Is the Pain Peaking?

Here is the genuinely good news buried in the tariff story: economists widely expect tariff pass-through to consumer prices to peak in Q2 2026 — meaning this quarter. The mechanism works like this: most tariff increases took effect in late 2024 and early 2025. Retailers and manufacturers raised prices as their old inventory ran out and new, higher-cost inventory came in. That repricing cycle is largely complete. Once prices have adjusted upward, the rate of further increase slows substantially.

Additionally, certain tariff rates are set to expire or be reviewed in July 2026. The 90-day pause on some country-specific tariffs negotiated earlier this year comes up for renewal, and new proposed tariffs on forced-labor goods remain in public comment through July 6. The outcome of those negotiations will determine whether prices stabilize, ease slightly, or face another round of increases.

The Federal Reserve's own economists have been tracking tariff effects in real time since early 2026. Their most recent analysis suggests the price level impact is approximately 1.5–2.0 percentage points of total inflation — meaning that without tariffs, inflation would currently be running around 1.8%–2.3%, comfortably within the Fed's target range.

What You Can Do Right Now

Tariffs are not something individual consumers can avoid entirely, but you can reduce their impact with deliberate choices:

  • Delay discretionary big-ticket purchases if possible. Electronics, appliances, and furniture prices may ease modestly if tariff pressures peak and pass. Waiting three to six months on a non-urgent purchase can save real money.
  • Buy used or refurbished. Tariffs apply to new imported goods. The secondary market for electronics, furniture, and appliances carries no tariff premium. The quality gap between refurbished and new has narrowed significantly over the past decade.
  • Shift to domestic brands where available. Domestically produced goods — particularly food, clothing, and some home goods — are generally less exposed to import tariff effects than their imported equivalents.
  • Watch for July tariff news. If the administration negotiates tariff reductions as part of bilateral trade deals, some consumer prices — particularly in electronics and autos — could see meaningful relief in the second half of 2026.

The Bigger Picture

The tariff story does not exist in isolation. The same elevated consumer prices that tariffs have contributed to are part of why the Fed is now considering raising interest rates — which would make mortgages, car loans, and credit card debt more expensive simultaneously. The Fed's potential rate hike and the tariff burden together represent a dual squeeze on household finances that has no simple near-term resolution.

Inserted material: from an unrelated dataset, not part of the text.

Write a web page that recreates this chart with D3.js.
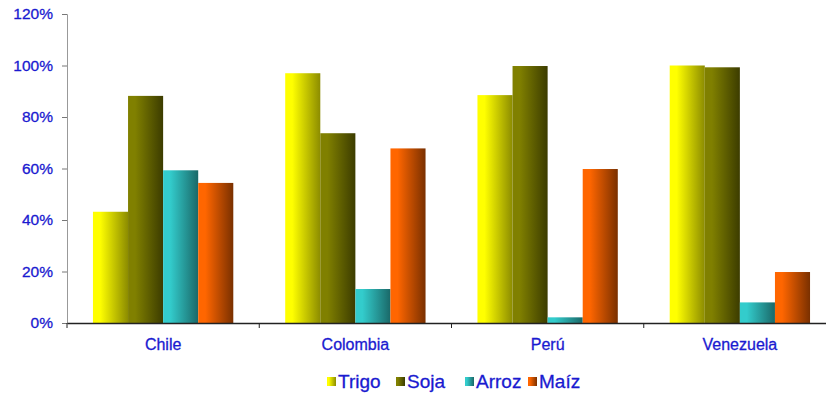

Bottom line: The $1,500 annual tariff burden on American households is real, measurable, and not going away quickly. But if Q2 2026 does mark the peak in tariff pass-through, as many economists expect, the rate of price increases should slow in the second half of the year — even if prices themselves do not actually fall. Stabilization is not relief, but it is better than continued acceleration.